C. Mac Rawls announced Thursday he is 'retiring' effective January 4, 2002 as director of the Virginia Marine Science Museum.

Rawls said the 'retirement' coincides with his 62nd birthday.

Thomas Frantz, chairman of the VMSM board,  said Rawls' decision wasn't because of the recent controversy surrounding a proposed $52M fish tank to house captive dolphins.  

"I think it is just time." Frantz said, "He's been with the museum since it was a seed of an idea in 1979. I think the city, region, and state owes him a debt of gratitude.

"There is no doubt that he took some heat," Frantz added, referring to the controversy.

Among other things, Rawls never denied that he conspired with City Manager James K. Spore to have police send undercover agents to meetings of opponents of the expansion project to "politically spy."

In addition, after the People for the Ethical Treatment of Animals (PETA) filed suit in frustration over being unable to obtain public documents relating to the proposed construction project, a myriad of other 'public sins' were discovered. 

Rawls and other staffers were accused of destroying documents the court had ordered turned over to PETA; withheld other documents on the grounds they 'belonged to the private fund-raising arm - the Virginia Marine Science Museum Foundation'  despite the fact they were generated, maintained, and stored in city equipment on city property by city employees, and weren't subject to court order; rigged the speaking order to favor 'friendly' speakers during public hearings; and his actions, along with other bureaucrats, will cost the taxpayers in excess of an estimated $150,000 in fighting PETA's suit and never winning a single legal skirmish. 

The project was cancelled earlier this year following strong public opposition and the disclosures during the court case.

"Some people in this city were getting tired funding problems he has caused,"  one official explained.  "He is a luxury we just can't afford anymore and it is time for him to leave." 

Rawls, however, wouldn't concede defeat even in his retirement letter:  "We are currently stalled on Phase III ...and I am sure in the end we will prevail."  Phase III included the dolphin tank.

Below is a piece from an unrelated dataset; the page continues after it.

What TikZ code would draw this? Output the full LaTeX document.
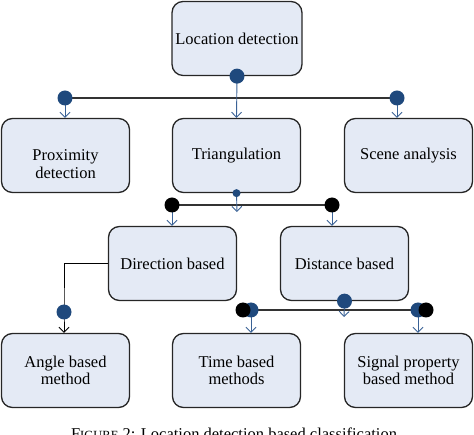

"As we do the re-tooling and the re-thinking that will necessarily precede the accomplishment of Phase III, let us never give up nor compromise the principles of this place being first and foremost an educational center....  That is the real stuff, not just tourism, of which important museums are made."

Rawls a former public school teacher was given the museum idea during a meeting of candidates for city council and the General Assembly in the mid-'70s.  Rawls was defeated, but continued to toy with the idea of establishing such a museum. It was launched in 1981 and Rawls has headed it ever since.

Like most career bureaucrats, Rawls used the fledgling museum to continually expand his power base through movie theater, adding a stranding center, and then Phase III, his Waterloo.

In the city's most recent court action with PETA, Circuit Court Judge Frederick Lowe ordered the city to pay PETA's legal fees.  The city never won a single issue between March and today.  Kevin Martingayle, one of PETA's two lawyers in the case, said the city indicated it plans to appeal this ruling.  Such action, it's estimated will cost another $30,000 - $36,000.  "They'd be much better off paying the $12,500 the court ordered," Martingayle said.